# START OF SUPPLIED MATERIAL

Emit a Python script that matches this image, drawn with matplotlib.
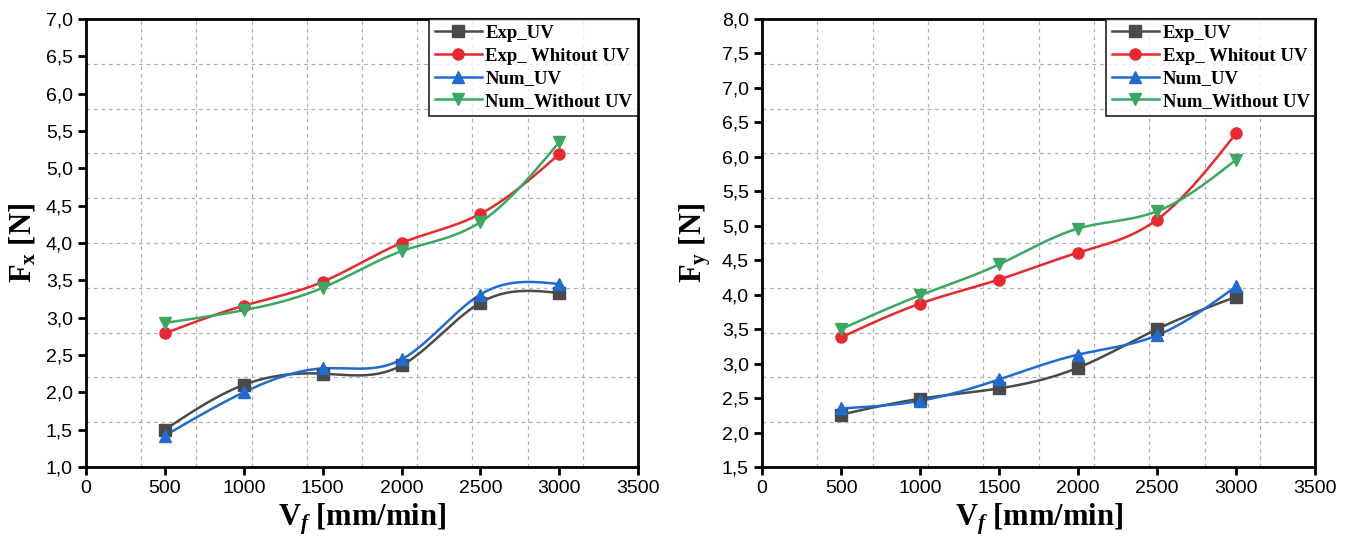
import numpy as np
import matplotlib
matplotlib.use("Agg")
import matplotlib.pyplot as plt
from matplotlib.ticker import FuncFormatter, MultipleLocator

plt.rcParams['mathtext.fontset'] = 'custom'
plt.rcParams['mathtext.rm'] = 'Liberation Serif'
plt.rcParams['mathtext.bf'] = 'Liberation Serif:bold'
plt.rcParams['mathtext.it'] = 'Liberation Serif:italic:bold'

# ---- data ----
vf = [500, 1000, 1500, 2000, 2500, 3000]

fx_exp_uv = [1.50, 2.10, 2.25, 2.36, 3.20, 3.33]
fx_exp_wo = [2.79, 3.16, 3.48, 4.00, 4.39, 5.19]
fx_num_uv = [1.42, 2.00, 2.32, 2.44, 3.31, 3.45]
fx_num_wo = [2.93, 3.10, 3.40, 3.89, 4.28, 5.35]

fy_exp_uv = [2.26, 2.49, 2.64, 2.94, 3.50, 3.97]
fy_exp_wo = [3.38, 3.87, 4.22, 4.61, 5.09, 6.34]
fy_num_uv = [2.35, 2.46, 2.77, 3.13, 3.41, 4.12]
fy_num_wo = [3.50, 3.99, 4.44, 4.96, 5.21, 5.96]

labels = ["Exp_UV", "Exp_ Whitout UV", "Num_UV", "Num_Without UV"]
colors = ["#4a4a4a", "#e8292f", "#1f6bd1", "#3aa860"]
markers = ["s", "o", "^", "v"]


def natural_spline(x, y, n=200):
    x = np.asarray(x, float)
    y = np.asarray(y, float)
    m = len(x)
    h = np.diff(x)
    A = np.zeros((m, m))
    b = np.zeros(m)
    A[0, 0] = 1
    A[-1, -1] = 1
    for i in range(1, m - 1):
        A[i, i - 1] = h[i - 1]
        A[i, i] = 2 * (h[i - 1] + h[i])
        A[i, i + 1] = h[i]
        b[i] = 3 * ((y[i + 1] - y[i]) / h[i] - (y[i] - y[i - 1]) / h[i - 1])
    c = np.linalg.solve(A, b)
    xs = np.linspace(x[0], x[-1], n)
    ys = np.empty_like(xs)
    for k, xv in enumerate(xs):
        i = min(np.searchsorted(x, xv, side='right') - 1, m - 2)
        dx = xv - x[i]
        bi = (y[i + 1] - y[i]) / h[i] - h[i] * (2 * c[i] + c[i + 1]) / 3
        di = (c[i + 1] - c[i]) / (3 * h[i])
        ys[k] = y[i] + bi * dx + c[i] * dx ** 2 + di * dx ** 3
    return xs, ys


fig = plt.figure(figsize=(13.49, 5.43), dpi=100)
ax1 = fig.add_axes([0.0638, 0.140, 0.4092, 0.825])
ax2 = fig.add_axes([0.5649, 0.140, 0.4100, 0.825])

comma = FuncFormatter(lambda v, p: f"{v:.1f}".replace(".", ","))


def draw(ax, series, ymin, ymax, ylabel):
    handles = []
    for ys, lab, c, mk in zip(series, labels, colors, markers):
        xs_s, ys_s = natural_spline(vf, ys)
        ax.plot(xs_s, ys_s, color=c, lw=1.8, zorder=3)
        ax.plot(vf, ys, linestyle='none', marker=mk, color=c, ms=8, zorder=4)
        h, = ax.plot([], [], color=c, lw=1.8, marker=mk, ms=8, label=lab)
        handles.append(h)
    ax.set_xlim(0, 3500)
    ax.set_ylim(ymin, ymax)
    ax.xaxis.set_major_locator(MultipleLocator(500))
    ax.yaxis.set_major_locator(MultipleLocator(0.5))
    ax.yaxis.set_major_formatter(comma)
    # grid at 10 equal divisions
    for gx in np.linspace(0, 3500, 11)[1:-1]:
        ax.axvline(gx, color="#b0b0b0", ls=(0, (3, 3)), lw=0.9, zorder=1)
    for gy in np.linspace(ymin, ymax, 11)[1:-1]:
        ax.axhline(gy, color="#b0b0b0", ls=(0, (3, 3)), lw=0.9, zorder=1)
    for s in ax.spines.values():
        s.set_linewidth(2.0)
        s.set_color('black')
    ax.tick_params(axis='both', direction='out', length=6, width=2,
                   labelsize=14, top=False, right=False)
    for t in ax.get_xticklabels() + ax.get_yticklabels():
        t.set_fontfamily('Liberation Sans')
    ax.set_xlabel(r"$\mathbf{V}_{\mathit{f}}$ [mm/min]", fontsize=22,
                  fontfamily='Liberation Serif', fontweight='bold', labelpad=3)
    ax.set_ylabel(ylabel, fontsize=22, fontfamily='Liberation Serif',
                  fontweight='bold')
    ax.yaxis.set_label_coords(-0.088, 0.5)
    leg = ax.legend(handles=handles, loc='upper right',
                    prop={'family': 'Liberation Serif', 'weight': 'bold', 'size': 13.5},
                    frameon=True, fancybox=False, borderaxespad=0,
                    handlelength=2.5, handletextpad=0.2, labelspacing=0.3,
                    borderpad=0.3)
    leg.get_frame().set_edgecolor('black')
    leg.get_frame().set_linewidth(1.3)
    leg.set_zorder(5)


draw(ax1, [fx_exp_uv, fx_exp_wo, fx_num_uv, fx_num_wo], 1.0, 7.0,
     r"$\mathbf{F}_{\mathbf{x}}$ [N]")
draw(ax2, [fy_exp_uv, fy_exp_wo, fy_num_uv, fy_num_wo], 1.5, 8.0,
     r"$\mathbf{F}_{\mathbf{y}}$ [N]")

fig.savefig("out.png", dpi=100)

# END OF SUPPLIED MATERIAL

**WHAT IS REQUIRED**
Your task is to reproduce exactly the lines from the start of the data above through the line containing "fy_num_wo = [3.50, 3.99, 4.44, 4.96, 5.21, 5.96]", leaving every picture out.

**FULL OUTPUT**
Emit a Python script that matches this image, drawn with matplotlib.
import numpy as np
import matplotlib
matplotlib.use("Agg")
import matplotlib.pyplot as plt
from matplotlib.ticker import FuncFormatter, MultipleLocator

plt.rcParams['mathtext.fontset'] = 'custom'
plt.rcParams['mathtext.rm'] = 'Liberation Serif'
plt.rcParams['mathtext.bf'] = 'Liberation Serif:bold'
plt.rcParams['mathtext.it'] = 'Liberation Serif:italic:bold'

# ---- data ----
vf = [500, 1000, 1500, 2000, 2500, 3000]

fx_exp_uv = [1.50, 2.10, 2.25, 2.36, 3.20, 3.33]
fx_exp_wo = [2.79, 3.16, 3.48, 4.00, 4.39, 5.19]
fx_num_uv = [1.42, 2.00, 2.32, 2.44, 3.31, 3.45]
fx_num_wo = [2.93, 3.10, 3.40, 3.89, 4.28, 5.35]

fy_exp_uv = [2.26, 2.49, 2.64, 2.94, 3.50, 3.97]
fy_exp_wo = [3.38, 3.87, 4.22, 4.61, 5.09, 6.34]
fy_num_uv = [2.35, 2.46, 2.77, 3.13, 3.41, 4.12]
fy_num_wo = [3.50, 3.99, 4.44, 4.96, 5.21, 5.96]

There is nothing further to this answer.